Subject matter: Prior review of the constitutionality and legality of a local referendum – rental of a plot of common land Keywords: Local communities Common land Local referenda |
RULING No. 96/12
28 of February of 2012
Headnotes:
Common land – land possessed and managed by local communities – is used and enjoyed in accordance with the decisions taken by the competent bodies of the common owners. The latter are the residents of one or more parishes or parts of parishes to whom usage and custom afford the right to use and enjoy that land. The universe of common owners constitutes the local community.
The Constitution expressly provides for local referenda. It says that local authorities may submit matters which are included among their organs’ competences to referendum by their registered electors. The parish is one of the entities included in the concept of ‘local authority’.
However, inasmuch as the object of a local referendum can only be a question of important local interest which falls within the competences of the local authority organs (whether those competences are exclusive, or whether they are shared with the state or the autonomous regions) and which must and can be decided by them, the initial question that must be answered in order to assess a local referendum’s legality is whether or not that competence exists.
The ordinary law that establishes the framework of competences which pertains to parishes says that parish councils possess the specific competence to administer or use common land whenever no assembly of common owners exists. In the present case there was an Assembly of Common Owners of the land in question, and so the existence of a specific competence on the part of the parish authority bodies in this matter was excluded. It was therefore not those parish bodies’ place to decide about matters regarding that common land. Nor did the parish bodies share any important authority with the assembly of common owners, inasmuch as the Law governing Local Referenda says that local authority organs can only share such authority with the state (on the mainland) or the autonomous regions.

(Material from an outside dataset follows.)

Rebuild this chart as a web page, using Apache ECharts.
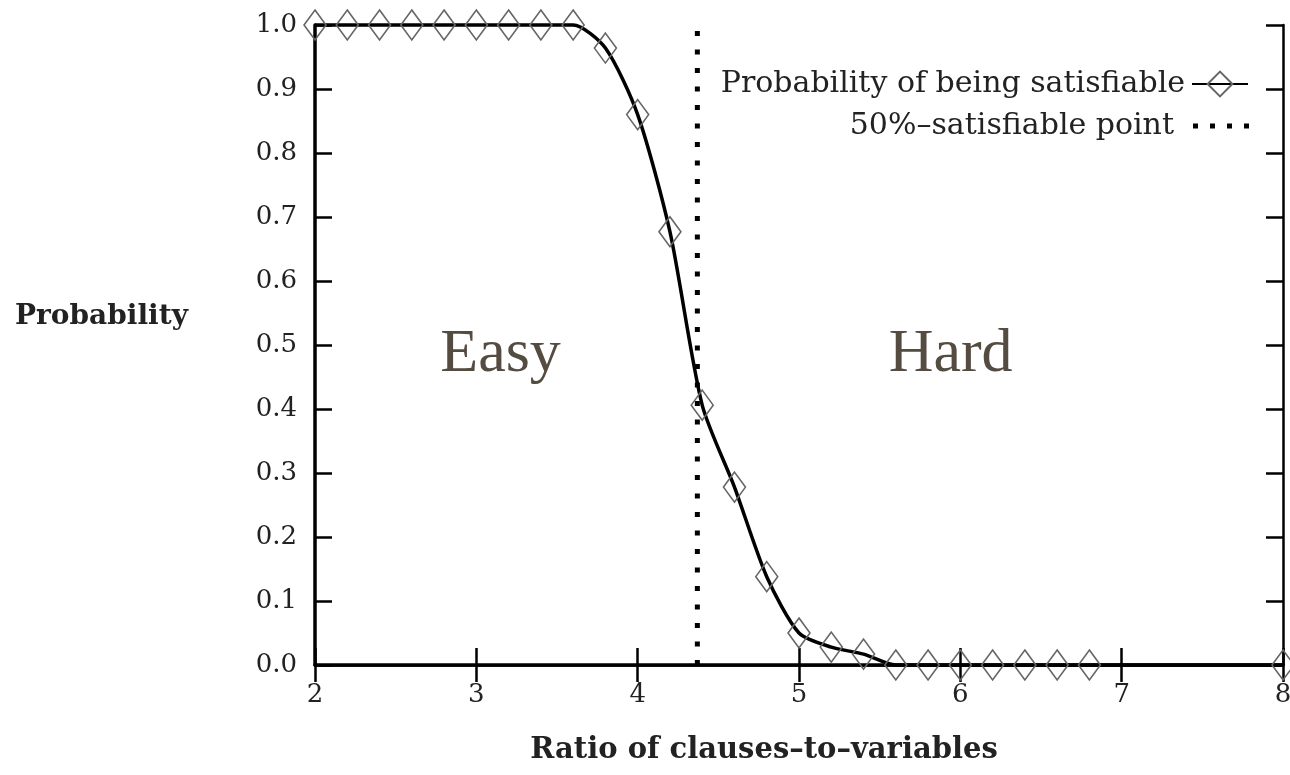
<!DOCTYPE html>
<html><head><meta charset="utf-8">
<script src="https://cdn.jsdelivr.net/npm/echarts@6/dist/echarts.min.js"></script>
<style>html,body{margin:0;padding:0;background:#fff}#c{width:1290px;height:775px}</style>
</head><body><div id="c"></div>
<script>
const ratios = [2.0,2.2,2.4,2.6,2.8,3.0,3.2,3.4,3.6,3.8,4.0,4.2,4.4,4.6,4.8,5.0,5.2,5.4,5.6,5.8,6.0,6.2,6.4,6.6,6.8,8.0];
const probSat = [1,1,1,1,1,1,1,1,1,0.964,0.86,0.677,0.406,0.278,0.138,0.05,0.028,0.017,0,0,0,0,0,0,0,0];
const halfPoint = 4.37;
const xTicks = [2,3,4,5,6,7,8];
const regionLabels = [{name:'Easy', x:3.15, y:0.485},{name:'Hard', x:5.94, y:0.485}];
const serif = 'DejaVu Serif';

const chart = echarts.init(document.getElementById('c'));
const tickCommon = {show:true, inside:true, length:17, lineStyle:{color:'#000', width:2.5}};
const lineCommon = {show:true, lineStyle:{color:'#000', width:2.5}};
chart.setOption({
  backgroundColor:'#fff',
  animation:false,
  grid:{left:315, right:7, top:25, bottom:110, outerBoundsMode:'none', containLabel:false},
  xAxis:[
    {type:'value', min:2, max:8, interval:1, axisLine:{show:true, lineStyle:{color:'#000', width:3.5}}, axisTick:tickCommon, splitLine:{show:false},
     axisLabel:{margin:17, color:'#222', fontFamily:serif, fontSize:26}},
    {type:'value', position:'top', min:2, max:8, interval:1, axisLine:lineCommon, axisTick:tickCommon, splitLine:{show:false}, axisLabel:{show:false}}
  ],
  yAxis:[
    {type:'value', min:0, max:1, interval:0.1, axisLine:{show:true, lineStyle:{color:'#000', width:3.5}}, axisTick:tickCommon, splitLine:{show:false},
     axisLabel:{margin:18, color:'#222', fontFamily:serif, fontSize:26, formatter:v=>v.toFixed(1)}},
    {type:'value', position:'right', min:0, max:1, interval:0.1, axisLine:lineCommon, axisTick:tickCommon, splitLine:{show:false}, axisLabel:{show:false}}
  ],
  legend:[
    {data:['Probability of being satisfiable'], right:41, top:69, padding:0, align:'right', itemWidth:56, itemHeight:31, itemGap:0,
     textStyle:{fontFamily:serif, fontSize:30, color:'#222', padding:[0,2,0,0]}},
    {data:[{name:'50%–satisfiable point', icon:'path://M0,0h5v5h-5zM17,0h5v5h-5zM34,0h5v5h-5zM51,0h5v5h-5z'}],
     right:41, top:111, padding:0, align:'right', itemWidth:56, itemHeight:5, itemStyle:{color:'#000'},
     textStyle:{fontFamily:serif, fontSize:30, color:'#222', padding:[0,14,0,0]}}
  ],
  graphic:[
    {type:'text', left:15, top:303, style:{text:'Probability', font:'bold 28px "DejaVu Serif"', fill:'#222'}},
    {type:'text', x:764, y:750, style:{text:'Ratio of clauses–to–variables', font:'bold 29px "DejaVu Serif"', fill:'#222', align:'center', verticalAlign:'middle'}}
  ],
  series:[
    {name:'Probability of being satisfiable', type:'line', data:ratios.map((r,i)=>[r, probSat[i]]),
     smooth:0.25, clip:false, z:3,
     symbol:'diamond', symbolSize:[22,30],
     itemStyle:{color:'rgba(255,255,255,0)', borderColor:'#666', borderWidth:1.6},
     lineStyle:{color:'#000', width:3.5}},
    {name:'50%–satisfiable point', type:'line', data:[[halfPoint,0],[halfPoint,1]], symbol:'none', z:2,
     itemStyle:{color:'#000'},
     lineStyle:{color:'#000', width:5, type:[5,13.5], cap:'butt'}},
    {name:'labels', type:'scatter', data:regionLabels.map(d=>({name:d.name, value:[d.x,d.y]})), symbolSize:0, z:4,
     label:{show:true, position:'inside', formatter:p=>p.name, fontFamily:'Liberation Serif', fontSize:62,
            color:'#544b41', textBorderWidth:0, opacity:1}}
  ]
});
</script></body></html>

The Constitutional Court therefore held that a draft local referendum submitted to it by the chairman of the parish assembly was illegal.
Summary:
Under the terms of the organic law that approved the legal regime governing local referenda, the chairman of a parish assembly asked the Constitutional Court to conduct a prior review of the constitutionality and legality of an assembly decision to submit to referendum the question of the rental of a piece of common land owned by the parish for the purpose of building a factory for the transformation of animal-meat sub-products.
Common land is composed of plots of community land that cannot be the object of commercial legal transactions and cannot be privately appropriated in any way whatsoever, including acquisition by prescription. It is used and enjoyed by residents of one or more given parishes. Its legal nature is that of community property which is in the possession and under the management of local communities.
Community means of production (which include common land) were expressly constitutionalised in the original version of the 1976 Constitution, which referred to community assets that were usefully possessed and managed by their local communities as being an integral part of the public sector of the economy. This constitutional guarantee was actually strengthened by the 1989 constitutional revision, which transferred community assets that were possessed and managed by local communities from the public sector to the cooperative and social sector, thereby reaffirming their specific nature and the autonomous domain over them.
As a consequence, ownership of and domain over common land pertain to a collectivity/community of inhabitants that is not the same thing as a collectivity of a local territorial authority nature. This means that in constitutional terms the local communities in question hold their collective rights – be they rights of enjoyment, use, or domain – in the quality of communities of inhabitants to which the principles of self-administration and self-management apply.
There is thus a distinction between community ownership and public property, as well as a difference between civic domain and public domain.
The Constitutional Court emphasised that prima facie, considering the draft referendum (the object of the proposed referendum) from a material point of view, no possible result of any popular consultation could ever require the undertaking of acts that are not in conformity with the Constitution.
The important issue in the present case was whether, in the light of the community nature of this type of property and the autonomy which local authority organs in principle enjoy with regard to the assets that belong and are subject to the administration of local territorial collective authorities, the administration of common land is included in those organs’ competences.
The law allows assemblies of common owners to decide to dispose of limited areas within common land, for compensation and by means of a competitive public request for tenders, but only in the cases and under the circumstances provided for by the law itself. In practical terms this disposal corresponds to the partial abolition of the status common land itself. If one were to accept that it is possible to delegate administrative powers to a parish council in such a way as to include a competence to dispose of part of a piece of common land, this would also imply accepting the possibility that the council could abolish the common-land status of part of the land itself. This is not a result that would be compatible with the regime governing the possession and enjoyment of this type of community asset.
If an assembly of common owners exists, only the competences that specifically pertain to its executive council can be delegated to the local parish council. Thus, inasmuch as it is the assembly and not its executive council that has the competence to decide to stop making use of the common land, the parish council cannot take any such decision, because it does not have the competence (delegated or otherwise) to do so.
Supplementary information:
The local referendum is not a new format in Portugal – it was initially introduced in the first Constitution passed under the republican regime (the 1911 Constitution). However, in practice it has been very infrequently employed, and the legal theorists consider that the Constitutional Court’s jurisprudence on it is both demanding and restrictive.